Si le vocable connaît un formidable essor outre-Atlantique depuis les décennies 1990-2000, véhiculé notamment par les cultures populaires, ce n’est que plus récemment qu’il a contaminé le langage français. En quelque sorte, dans la catégorie des stéréotypes urbains, le hipster est aux années 2010 ce que fut le “bobo” aux années 2000.

Outre leur définition finalement assez vague, ces deux termes présentent nombre de similitudes, notamment leur appartenance au monde urbain. Chacun d’eux sert à décrédibiliser, de manière parfois caricaturale, une posture intellectuelle considérée (souvent à raison) comme élitiste. Le magazine en ligne Slate.fr ne dit pas autre chose dans sa tentative d’explicitation de la tendance :

“Le recours systématique au mot […] dans les conversations de fin de soirée [signale] le moment à partir duquel les argumentaires se résument à classer les choses en deux catégories : ce qui est hipster et ce qui ne l’est pas.”

Cette tendance hipster mériterait pourtant d’être analysée plus finement, notamment dans ses caractéristiques géographiques. À l’instar du bobo, le hipster est la figure de proue d’une gentrification qui touche massivement nos centres urbains. La revue militante Minorités dénonce avec véhémence cette figure dont “la principale nuisance réside dans sa capacité d’appropriation, et d’expropriation des classes populaires. En dépit de positions affichées à gauche, cette caste qui pense ‘faire la ville’ […] détruit tout ce qui précisément fait une ville, à savoir sa diversité”.

On retrouve ici une critique largement faite aux prédécesseurs des hipsters, les bourgeois-bohèmes, eux aussi sympathisants d’une gauche jugée trop décomplexée.
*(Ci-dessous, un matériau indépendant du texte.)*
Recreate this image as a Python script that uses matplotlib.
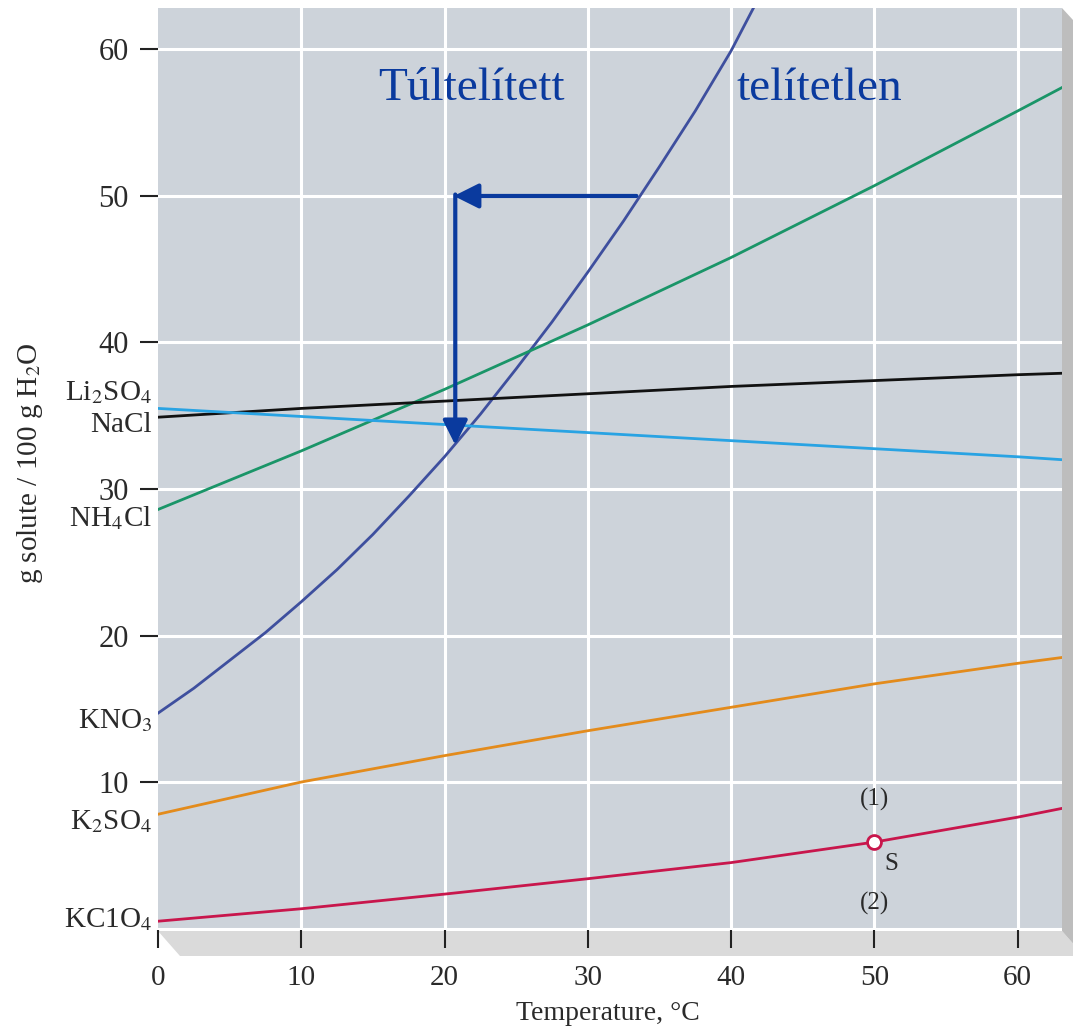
import numpy as np
import matplotlib
matplotlib.use("Agg")
import matplotlib.pyplot as plt
from matplotlib.patches import Polygon

# Solubility data (g solute / 100 g H2O)
temp_kno3 = [0, 2.5, 5, 7.5, 10, 12.5, 15, 17.5, 20, 22.5, 25, 27.5, 30, 32.5, 35, 37.5, 40, 41.6]
kno3 = [14.7, 16.4, 18.3, 20.2, 22.3, 24.5, 26.9, 29.5, 32.2, 35.1, 38.2, 41.4, 44.8, 48.3, 52.0, 55.8, 59.9, 62.9]

temp = [0, 10, 20, 30, 40, 50, 60, 63.1]
nh4cl = [28.6, 32.6, 36.8, 41.2, 45.8, 50.7, 55.8, 57.4]
nacl = [34.9, 35.5, 36.0, 36.5, 37.0, 37.4, 37.8, 37.9]
li2so4 = [35.5, 34.95, 34.4, 33.85, 33.3, 32.75, 32.2, 32.0]
k2so4 = [7.8, 10.0, 11.8, 13.5, 15.1, 16.7, 18.1, 18.5]
kclo4 = [0.5, 1.35, 2.35, 3.4, 4.5, 5.9, 7.6, 8.2]

species = ["Li$_2$SO$_4$", "NaCl", "NH$_4$Cl", "KNO$_3$", "K$_2$SO$_4$", "KC1O$_4$"]
species_y = [36.6, 34.4, 28.0, 14.2, 7.3, 0.6]

point_s = (50, 5.9)
x_ticks = [0, 10, 20, 30, 40, 50, 60]
y_ticks = [10, 20, 30, 40, 50, 60]

BLUE_TXT = "#0a3a9e"
TXT = "#2a2a2a"

plt.rcParams["font.family"] = ["Liberation Serif", "DejaVu Serif"]
plt.rcParams["mathtext.fontset"] = "stix"

W, H = 1073, 1030
fig = plt.figure(figsize=(W / 100, H / 100), dpi=100)
fig.patch.set_facecolor("white")

def fx(px):
    return px / W

def fy(py):
    return 1 - py / H

ax = fig.add_axes([fx(158), fy(930), fx(1062) - fx(158), fy(8) - fy(930)])
ax.set_facecolor("#cdd3da")
for s in ax.spines.values():
    s.set_visible(False)

# 3D-ish base plates
bottom = Polygon([(fx(158), fy(931)), (fx(1062), fy(931)), (fx(1084), fy(956)), (fx(180), fy(956))],
                 closed=True, transform=fig.transFigure, facecolor="#dadada", edgecolor="none", zorder=-1)
right = Polygon([(fx(1062), fy(8)), (fx(1084), fy(32)), (fx(1084), fy(956)), (fx(1062), fy(931))],
                closed=True, transform=fig.transFigure, facecolor="#bdbdbd", edgecolor="none", zorder=-1)
fig.patches.extend([bottom, right])

ax.set_xlim(0, 63.1)
ax.set_ylim(-0.1, 62.83)

ax.set_xticks(x_ticks)
ax.set_yticks(y_ticks)
for v in x_ticks[1:]:
    ax.axvline(v, color="white", lw=2.2, zorder=1)
for v in [0] + y_ticks:
    ax.axhline(v, color="white", lw=2.2, zorder=1)

ax.tick_params(axis="x", direction="out", length=13, width=1.5, pad=12, labelsize=21,
               color="#222222", labelcolor=TXT)
ax.tick_params(axis="y", direction="out", length=13, width=1.5, pad=8, labelsize=22,
               color="#222222", labelcolor=TXT)

lw = 2.0
ax.plot(temp_kno3, kno3, color="#3e4f9e", lw=lw, zorder=3)
ax.plot(temp, nh4cl, color="#1a9568", lw=lw, zorder=3)
ax.plot(temp, nacl, color="#111111", lw=lw, zorder=3)
ax.plot(temp, li2so4, color="#29a3e3", lw=lw, zorder=3)
ax.plot(temp, k2so4, color="#e38b1c", lw=lw, zorder=3)
ax.plot(temp, kclo4, color="#c8164c", lw=lw, zorder=3)

ax.plot(*point_s, marker="o", ms=10, mfc="white", mec="#c8164c", mew=2, zorder=5)
ax.text(50, 8.8, "(1)", fontsize=18, ha="center", va="center", color=TXT)
ax.text(51.2, 4.4, "S", fontsize=18, ha="center", va="center", color=TXT)
ax.text(50, 1.7, "(2)", fontsize=18, ha="center", va="center", color=TXT)

for lab, yv in zip(species, species_y):
    ax.text(-0.42, yv, lab, fontsize=21, ha="right", va="center", color=TXT, clip_on=False)

# arrows
ax.annotate("", xy=(20.65, 50), xytext=(33.4, 50),
            arrowprops=dict(arrowstyle="-|>,head_length=0.5,head_width=0.25", color=BLUE_TXT, lw=3,
                            mutation_scale=30, shrinkA=0, shrinkB=0),
            zorder=6)
ax.annotate("", xy=(20.75, 33.0), xytext=(20.75, 50.1),
            arrowprops=dict(arrowstyle="-|>,head_length=0.5,head_width=0.25", color=BLUE_TXT, lw=3,
                            mutation_scale=30, shrinkA=0, shrinkB=0),
            zorder=6)

ax.text(15.4, 57.3, "Túltelített", fontsize=34, color=BLUE_TXT, ha="left", va="center")
ax.text(40.4, 57.3, "telítetlen", fontsize=34, color=BLUE_TXT, ha="left", va="center")

fig.text(fx(608), fy(1014), "Temperature, °C", fontsize=20, ha="center", va="center", color=TXT)
fig.text(fx(30), fy(463), "g solute / 100 g H$_2$O", fontsize=21, ha="center", va="center",
         rotation=90, color=TXT)

fig.savefig("out.png", dpi=100)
Pourtant, en creux, le hipster apparaît comme une figure moins partiale et manichéenne que la caricature veut bien le laisser croire. D’abord, il ne serait pas aussi “gentrifieur” que ses ancêtres, même s’il participe de ce phénomène. Il est plus jeune (la vingtaine, quand les bobos arrivaient sur leurs trente ans), et donc logiquement plus précaire. Et, dans ses pratiques, il se montre plus “volatil” (cf. Slate) que ses grands frères, donc moins durablement “nuisible”.

De surcroît, les hipsters semblent pionniers de nouveaux usages, parfois vertueux, quand les bobos n’étaient qu’accompagnateurs de tendances émergentes. Ainsi, comment ne pas faire le parallèle entre le vélo à pignon fixe, étendard mondialisé du hipster, et l’essor de ce mode de déplacement, devenu enfin désirable aux yeux des jeunes générations ? Certes d’autres variables sont à prendre en compte, mais l’inscription du vélo dans l’imaginaire hype aura indéniablement contribué à ce regain d’intérêt. D’autres pratiques, notamment en matière de réappropriation du végétal dans la ville, s’inscrivent dans ce sillage. Portée par les représentations populaires du hipster, la nature suscite un nouvel enthousiasme, loin de l’image ringarde qu’en avaient jusqu’alors les jeunes (sur la réappropriation du fixie par les cultures mainstream, voire ici)

En condamnant le hipster et son impact sur les comportements urbains de manière trop abrupte, ceux qui “font la ville” se priveraient d’une clé de compréhension dans l’analyse de l’émergence des nouvelles pratiques urbaines. Ce sont dans ses aspérités que le hipster révèle toute la complexité de son inscription dans la ville.